* WHAT THE TASK ASKS *
Skip the pictures and quote all of the lines exactly.

* RECORDED INFORMATION *

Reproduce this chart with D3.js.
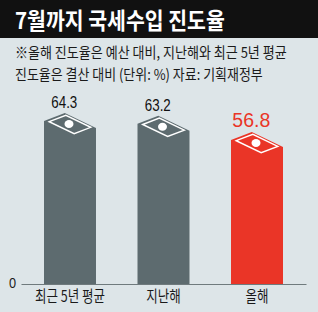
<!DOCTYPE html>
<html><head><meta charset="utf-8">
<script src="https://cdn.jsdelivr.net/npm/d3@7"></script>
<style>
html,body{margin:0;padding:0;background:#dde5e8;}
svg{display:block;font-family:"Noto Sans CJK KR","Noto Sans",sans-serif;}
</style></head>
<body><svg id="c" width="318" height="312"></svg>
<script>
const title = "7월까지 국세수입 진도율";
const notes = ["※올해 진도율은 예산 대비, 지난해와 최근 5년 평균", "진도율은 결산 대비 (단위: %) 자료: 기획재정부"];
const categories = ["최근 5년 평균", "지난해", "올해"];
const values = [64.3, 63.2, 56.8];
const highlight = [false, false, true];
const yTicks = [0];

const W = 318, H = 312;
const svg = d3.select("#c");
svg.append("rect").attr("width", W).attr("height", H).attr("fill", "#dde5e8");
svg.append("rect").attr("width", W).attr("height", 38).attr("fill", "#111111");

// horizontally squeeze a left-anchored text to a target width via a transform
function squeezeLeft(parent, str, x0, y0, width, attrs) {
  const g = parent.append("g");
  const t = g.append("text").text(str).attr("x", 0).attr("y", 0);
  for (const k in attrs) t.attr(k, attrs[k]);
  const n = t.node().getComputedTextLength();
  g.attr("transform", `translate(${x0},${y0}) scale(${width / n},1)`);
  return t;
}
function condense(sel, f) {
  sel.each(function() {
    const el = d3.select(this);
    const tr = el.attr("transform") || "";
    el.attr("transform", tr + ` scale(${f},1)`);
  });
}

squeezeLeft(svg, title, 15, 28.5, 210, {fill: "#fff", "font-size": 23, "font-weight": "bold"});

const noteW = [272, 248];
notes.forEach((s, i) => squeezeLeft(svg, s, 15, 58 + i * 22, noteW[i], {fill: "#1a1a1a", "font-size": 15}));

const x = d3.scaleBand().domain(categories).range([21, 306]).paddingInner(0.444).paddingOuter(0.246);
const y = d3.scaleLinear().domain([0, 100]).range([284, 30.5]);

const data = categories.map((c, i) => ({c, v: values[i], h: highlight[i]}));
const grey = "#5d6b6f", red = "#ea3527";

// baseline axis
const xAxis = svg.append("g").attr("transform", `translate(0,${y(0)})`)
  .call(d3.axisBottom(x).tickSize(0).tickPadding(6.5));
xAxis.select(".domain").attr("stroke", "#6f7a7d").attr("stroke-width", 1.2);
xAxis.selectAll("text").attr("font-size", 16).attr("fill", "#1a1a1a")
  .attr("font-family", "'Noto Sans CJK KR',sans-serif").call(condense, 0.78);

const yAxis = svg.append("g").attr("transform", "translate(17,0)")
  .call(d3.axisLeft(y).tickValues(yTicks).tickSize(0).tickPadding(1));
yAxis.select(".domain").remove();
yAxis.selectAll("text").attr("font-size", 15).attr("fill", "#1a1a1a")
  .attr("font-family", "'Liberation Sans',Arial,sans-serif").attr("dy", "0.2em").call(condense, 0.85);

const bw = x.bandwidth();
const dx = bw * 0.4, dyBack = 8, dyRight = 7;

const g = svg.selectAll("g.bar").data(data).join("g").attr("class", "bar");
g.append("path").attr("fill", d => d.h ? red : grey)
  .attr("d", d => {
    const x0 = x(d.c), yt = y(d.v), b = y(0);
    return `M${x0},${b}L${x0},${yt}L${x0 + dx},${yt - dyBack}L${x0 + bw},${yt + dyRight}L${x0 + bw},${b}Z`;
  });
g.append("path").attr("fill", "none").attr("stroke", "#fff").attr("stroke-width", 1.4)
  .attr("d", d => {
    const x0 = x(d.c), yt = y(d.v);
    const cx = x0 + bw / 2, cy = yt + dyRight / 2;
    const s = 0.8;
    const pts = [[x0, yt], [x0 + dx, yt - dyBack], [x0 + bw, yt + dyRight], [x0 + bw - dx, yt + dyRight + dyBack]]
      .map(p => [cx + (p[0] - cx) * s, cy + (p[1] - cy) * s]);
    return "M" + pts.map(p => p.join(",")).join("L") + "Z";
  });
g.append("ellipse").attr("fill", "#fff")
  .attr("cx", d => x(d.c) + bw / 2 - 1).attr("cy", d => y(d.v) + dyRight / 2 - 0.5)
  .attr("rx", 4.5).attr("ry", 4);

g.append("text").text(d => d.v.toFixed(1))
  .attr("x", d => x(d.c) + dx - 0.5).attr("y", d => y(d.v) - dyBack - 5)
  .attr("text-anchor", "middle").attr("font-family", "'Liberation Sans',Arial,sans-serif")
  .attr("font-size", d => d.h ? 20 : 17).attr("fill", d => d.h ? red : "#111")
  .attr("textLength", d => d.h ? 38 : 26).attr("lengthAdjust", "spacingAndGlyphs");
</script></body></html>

* EXPECTED ANSWER *
Reproduce this chart with D3.js.
<!DOCTYPE html>
<html><head><meta charset="utf-8">
<script src="https://cdn.jsdelivr.net/npm/d3@7"></script>
<style>
html,body{margin:0;padding:0;background:#dde5e8;}
svg{display:block;font-family:"Noto Sans CJK KR","Noto Sans",sans-serif;}
</style></head>
<body><svg id="c" width="318" height="312"></svg>
<script>
const title = "7월까지 국세수입 진도율";
const notes = ["※올해 진도율은 예산 대비, 지난해와 최근 5년 평균", "진도율은 결산 대비 (단위: %) 자료: 기획재정부"];
const categories = ["최근 5년 평균", "지난해", "올해"];
const values = [64.3, 63.2, 56.8];
const highlight = [false, false, true];
const yTicks = [0];

const W = 318, H = 312;
const svg = d3.select("#c");
svg.append("rect").attr("width", W).attr("height", H).attr("fill", "#dde5e8");
svg.append("rect").attr("width", W).attr("height", 38).attr("fill", "#111111");

// horizontally squeeze a left-anchored text to a target width via a transform
function squeezeLeft(parent, str, x0, y0, width, attrs) {
  const g = parent.append("g");
  const t = g.append("text").text(str).attr("x", 0).attr("y", 0);
  for (const k in attrs) t.attr(k, attrs[k]);
  const n = t.node().getComputedTextLength();
  g.attr("transform", `translate(${x0},${y0}) scale(${width / n},1)`);
  return t;
}
function condense(sel, f) {
  sel.each(function() {
    const el = d3.select(this);
    const tr = el.attr("transform") || "";
    el.attr("transform", tr + ` scale(${f},1)`);
  });
}

squeezeLeft(svg, title, 15, 28.5, 210, {fill: "#fff", "font-size": 23, "font-weight": "bold"});

const noteW = [272, 248];
notes.forEach((s, i) => squeezeLeft(svg, s, 15, 58 + i * 22, noteW[i], {fill: "#1a1a1a", "font-size": 15}));

const x = d3.scaleBand().domain(categories).range([21, 306]).paddingInner(0.444).paddingOuter(0.246);
const y = d3.scaleLinear().domain([0, 100]).range([284, 30.5]);

const data = categories.map((c, i) => ({c, v: values[i], h: highlight[i]}));
const grey = "#5d6b6f", red = "#ea3527";

// baseline axis
const xAxis = svg.append("g").attr("transform", `translate(0,${y(0)})`)
  .call(d3.axisBottom(x).tickSize(0).tickPadding(6.5));
xAxis.select(".domain").attr("stroke", "#6f7a7d").attr("stroke-width", 1.2);
xAxis.selectAll("text").attr("font-size", 16).attr("fill", "#1a1a1a")
  .attr("font-family", "'Noto Sans CJK KR',sans-serif").call(condense, 0.78);

const yAxis = svg.append("g").attr("transform", "translate(17,0)")
  .call(d3.axisLeft(y).tickValues(yTicks).tickSize(0).tickPadding(1));
yAxis.select(".domain").remove();
yAxis.selectAll("text").attr("font-size", 15).attr("fill", "#1a1a1a")
  .attr("font-family", "'Liberation Sans',Arial,sans-serif").attr("dy", "0.2em").call(condense, 0.85);

const bw = x.bandwidth();
const dx = bw * 0.4, dyBack = 8, dyRight = 7;

const g = svg.selectAll("g.bar").data(data).join("g").attr("class", "bar");
g.append("path").attr("fill", d => d.h ? red : grey)
  .attr("d", d => {
    const x0 = x(d.c), yt = y(d.v), b = y(0);
    return `M${x0},${b}L${x0},${yt}L${x0 + dx},${yt - dyBack}L${x0 + bw},${yt + dyRight}L${x0 + bw},${b}Z`;
  });
g.append("path").attr("fill", "none").attr("stroke", "#fff").attr("stroke-width", 1.4)
  .attr("d", d => {
    const x0 = x(d.c), yt = y(d.v);
    const cx = x0 + bw / 2, cy = yt + dyRight / 2;
    const s = 0.8;
    const pts = [[x0, yt], [x0 + dx, yt - dyBack], [x0 + bw, yt + dyRight], [x0 + bw - dx, yt + dyRight + dyBack]]
      .map(p => [cx + (p[0] - cx) * s, cy + (p[1] - cy) * s]);
    return "M" + pts.map(p => p.join(",")).join("L") + "Z";
  });
g.append("ellipse").attr("fill", "#fff")
  .attr("cx", d => x(d.c) + bw / 2 - 1).attr("cy", d => y(d.v) + dyRight / 2 - 0.5)
  .attr("rx", 4.5).attr("ry", 4);

g.append("text").text(d => d.v.toFixed(1))
  .attr("x", d => x(d.c) + dx - 0.5).attr("y", d => y(d.v) - dyBack - 5)
  .attr("text-anchor", "middle").attr("font-family", "'Liberation Sans',Arial,sans-serif")
  .attr("font-size", d => d.h ? 20 : 17).attr("fill", d => d.h ? red : "#111")
  .attr("textLength", d => d.h ? 38 : 26).attr("lengthAdjust", "spacingAndGlyphs");
</script></body></html>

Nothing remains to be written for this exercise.